The testing supported EPR product updates and configuration changes made by cloud management console or local area network server. We went through and executed all test scenarios from beginning to end, to the greatest extent possible.

Test Objective

The following assessment was made to validate if the EPR endpoint security product was able to react appropriately to each scenario.

• In which attack phase did the prevention/detection occur? Phase 1 (Endpoint Compromise and Foothold), Phase 2 (Internal Propagation) or Phase 3 (Asset Breach)?
• Did the EPR product provide us with the appropriate threat classification and threat triage, and demonstrate an accurate threat timeline of the attacks with relevant endpoint and user data?
• Did the EPR product incur any additional costs due to imperfect Operational Accuracy or workflow delays?

Targeted Use-Cases

The sequence of events emulated was an enterprise-based scenario where in the system-level user received a file in an email attachment and executed it. In some cases, the emails were benign, while in others they were not. The malicious email attachments, if successfully executed, allowed an attacker to get a foothold inside the environment and take additional steps to act upon their objectives.

During testing, we logged into the EPR product management and the individual test system consoles, to observe, analyse and document what kind of activity is recorded by the product. For instance, if there is an attack, are there any alerts or events, and are these true positives or true negatives?

For true positive alerts, we further investigated whether the subsequent response in terms of event correlation, triages, threat classification and threat timeline were provided to the system administrator in a timely and clear way. We tested the responses as available by products under the test.

The test was conducted in summer 2023, and used an attacker-driven mindset as the attack progressed through the attack nodes to finally meet its objective. User activities were simulated throughout the test such that they were as close to a real-life environment as possible.

All the attacks were crafted using open-source and commercial tools/frameworks, and were developed using in-house expertise. The reason why we included commercial C2 frameworks is that these are frequently misused by attackers in real-life APTs; not using them would cause a „blind spot“ and lead to a false sense of security. Due to license agreement restrictions, we took measures to prevent samples created by commercial C2 frameworks from being distributed to the EPR vendors. These restrictions are made to prevent vendors from focussing on the tools instead of the techniques.

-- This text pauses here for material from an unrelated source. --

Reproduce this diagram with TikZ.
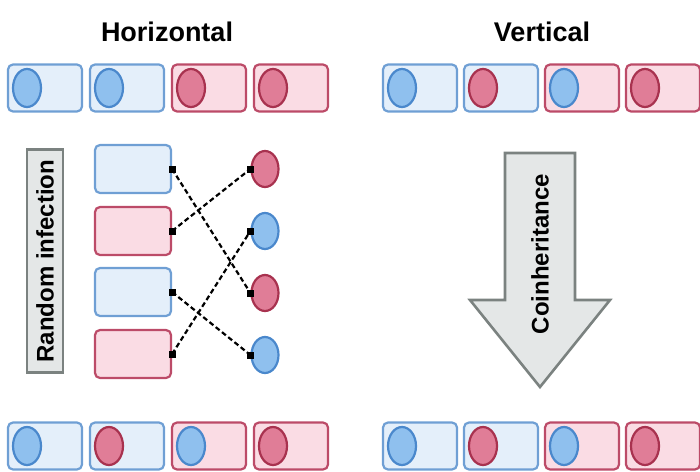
\documentclass[tikz,border=0pt]{standalone}
\usepackage{fontspec}
\setmainfont{Liberation Sans}
\usetikzlibrary{shapes.geometric}
\definecolor{bluefill}{HTML}{E4EFFA}
\definecolor{blueline}{HTML}{6F9FD4}
\definecolor{bluecell}{HTML}{8FC0EE}
\definecolor{bluering}{HTML}{4A88CC}
\definecolor{redfill}{HTML}{FADCE4}
\definecolor{redline}{HTML}{BC4B68}
\definecolor{redcell}{HTML}{E07D97}
\definecolor{redring}{HTML}{A8324F}
\definecolor{greyfill}{HTML}{E4E7E7}
\definecolor{greyline}{HTML}{7B8280}
\tikzset{
  bbox/.style={draw=blueline,fill=bluefill,line width=2.2pt,rounded corners=5pt,minimum width=74pt,minimum height=47pt,inner sep=0pt},
  rbox/.style={bbox,draw=redline,fill=redfill},
  bcell/.style={ellipse,draw=bluering,fill=bluecell,line width=2.2pt,minimum width=28pt,minimum height=38pt,inner sep=0pt},
  rcell/.style={bcell,draw=redring,fill=redcell},
  title/.style={font=\bfseries\fontsize{27}{30}\selectfont},
  tag/.style={font=\bfseries\fontsize{24}{26}\selectfont,rotate=90,inner sep=0pt},
  link/.style={line width=2.2pt,dash pattern=on 5pt off 3pt},
  dot/.style={fill=black,minimum size=7pt,inner sep=0pt}
}
\begin{document}
\begin{tikzpicture}[x=1pt,y=-1pt]
  \useasboundingbox (0,0) rectangle (700,471);

  \node[title] (0) at (167,32) {Horizontal};
  \node[title] (1) at (542,32) {Vertical};

  \node[bbox] (2) at (45,88) {};
  \node[bbox] (3) at (127,88) {};
  \node[rbox] (4) at (209,88) {};
  \node[rbox] (5) at (291,88) {};
  \node[bcell] (6) at (27,88) {};
  \node[bcell] (7) at (109,88) {};
  \node[rcell] (8) at (191,88) {};
  \node[rcell] (9) at (273,88) {};

  \node[bbox] (10) at (420,88) {};
  \node[bbox] (11) at (501,88) {};
  \node[rbox] (12) at (582,88) {};
  \node[rbox] (13) at (663,88) {};
  \node[bcell] (14) at (402,88) {};
  \node[rcell] (15) at (483,88) {};
  \node[bcell] (16) at (564,88) {};
  \node[rcell] (17) at (645,88) {};

  \node[tag,draw=greyline,fill=greyfill,line width=2.6pt,minimum width=223pt,minimum height=36pt] (18) at (45,261) {Random infection};

  \node[bbox,minimum width=76pt,minimum height=48pt] (19) at (133,169) {};
  \node[rbox,minimum width=76pt,minimum height=48pt] (20) at (133,231) {};
  \node[bbox,minimum width=76pt,minimum height=48pt] (21) at (133,292) {};
  \node[rbox,minimum width=76pt,minimum height=48pt] (22) at (133,354) {};
  \node[rcell,minimum width=27pt,minimum height=36pt] (23) at (265,169) {};
  \node[bcell,minimum width=27pt,minimum height=36pt] (24) at (265,231) {};
  \node[rcell,minimum width=27pt,minimum height=36pt] (25) at (265,293) {};
  \node[bcell,minimum width=27pt,minimum height=36pt] (26) at (265,355) {};

  \draw[link] (19.east) node[dot] {} -- (25.west) node[dot] {};
  \draw[link] (20.east) node[dot] {} -- (23.west) node[dot] {};
  \draw[link] (21.east) node[dot] {} -- (26.west) node[dot] {};
  \draw[link] (22.east) node[dot] {} -- (24.west) node[dot] {};

  \draw[draw=greyline,fill=greyfill,line width=2.6pt,line join=miter] (505,153) -- (575,153) -- (575,300) -- (610,300) -- (540,387) -- (470,300) -- (505,300) -- cycle;
  \node[tag] (27) at (540,254) {Coinheritance};

  \node[bbox] (28) at (45,446) {};
  \node[bbox] (29) at (127,446) {};
  \node[rbox] (30) at (209,446) {};
  \node[rbox] (31) at (291,446) {};
  \node[bcell] (32) at (27,446) {};
  \node[rcell] (33) at (109,446) {};
  \node[bcell] (34) at (191,446) {};
  \node[rcell] (35) at (273,446) {};

  \node[bbox] (36) at (420,446) {};
  \node[bbox] (37) at (501,446) {};
  \node[rbox] (38) at (582,446) {};
  \node[rbox] (39) at (663,446) {};
  \node[bcell] (40) at (402,446) {};
  \node[rcell] (41) at (483,446) {};
  \node[bcell] (42) at (564,446) {};
  \node[rcell] (43) at (645,446) {};
\end{tikzpicture}
\end{document}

To illustrate the test procedure, we provide below an example of how a typical targeted attack might work. The attacker sends a script payload (containing some defence evasion techniques such as DLL sideloading) via a phishing mail to Network User A on Workstation A. After getting a foothold in the targeted network with the User Account A, internal discovery is performed. This involves enumerating user privileges, user groups, installed security products etc. Through this process it can be seen that the compromised User Account A has access to the C$ share on Workstation B, meaning that the account has local admin privileges on this workstation. With the knowledge gained from internal discovery, the attacker moves laterally from Workstation A to Workstation B. They then continue with internal discovery on Workstation B. This enables them to find a network administrator’s open user session on Workstation B. To take advantage of this, the attacker dumps the LSASS process, and is thus able to steal the administrator’s credentials. After doing this, they discover that the compromised administrator account has access to Server 1. The attacker then uses this compromised admin account to move laterally from Workstation B to Server 1, and then compromise this server. Here they perform further internal discovery, and also use some defence evasion techniques to bypass the installed security product (e.g. by patching AMSI and ETW). At the end of this procedure, they are able to identify credit-card data on Server 1, which they extract via an open C2 channel.